Melaleuca longistaminea is a plant in the myrtle family Myrtaceae, and is endemic to the south-west of Western Australia. It is a shrub with small, prickly, heart-shaped leaves and heads of yellow to green flowers on the sides of the stems in winter and spring. It is similar to Melaleuca spectabilis which was formerly included in this species but has smaller flowerheads and narrower leaves.

==Description==
Melaleuca longistaminea is a prickly, sprawling, many-branched, woody shrub growing to 2 m tall with glabrous branches and leaves. Its leaves are arranged alternately and are 4.5-13.5 mm long, 3-11.5 mm wide, egg-shaped to heart-shaped and tapering to a sharp point. They have 11 to 19 parallel veins, giving the leaf the appearance of having fine striations.

The flowers are a shade of lime-green to yellow and are arranged in heads on the sides of the branches. The heads are up to 45 mm in diameter and composed of 5 to 15 individual flowers. The petals are 3-3.7 mm long and fall off as the flower ages. There are five bundles of stamens around the flower, each with 9 to 24 stamens. Flowering occurs between June and October and is followed by fruit which are woody capsules, 3.5-6.5 mm long in clusters of 7 to 15 along the branches.

==Taxonomy and naming==
Melaleuca longistaminea was first named in 1999 by Lyndley Craven in Australian Systematic Botany.

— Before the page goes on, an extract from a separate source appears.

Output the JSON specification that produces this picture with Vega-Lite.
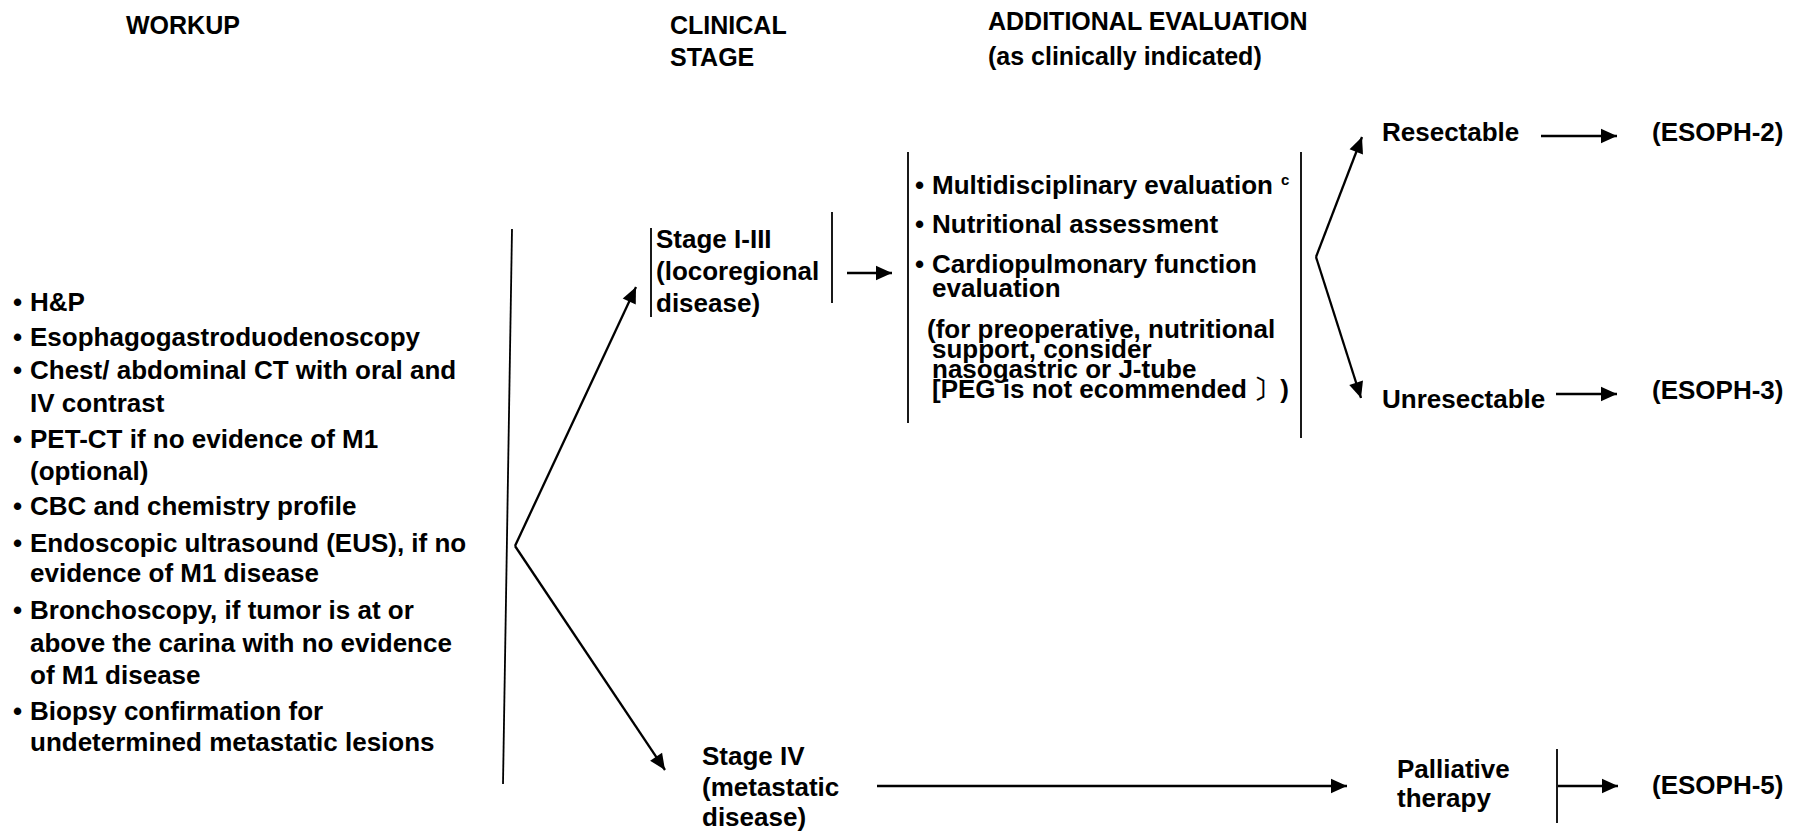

It was first formally described in 1863 by Ferdinand von Mueller who gave it the name Melaleuca cardiophylla subsp. longistaminea from a specimen collected near the Murchison River. The specific epithet (longistaminea) is derived from the Latin words longus meaning "long" and stamen referring to the relatively long stamens of this species.

==Distribution and habitat==
Melaleuca longistaminea occurs in and between the Murchison River, Carnamah and Wongan Hills districts in the Avon Wheatbelt and Geraldton Sandplains biogeographic regions. It is found in heath, shrubland, scrub and sandplain growing in sand over sandstone and granite.

==Conservation status==
Melaleuca longistaminea is listed as not threatened by the Government of Western Australia Department of Parks and Wildlife.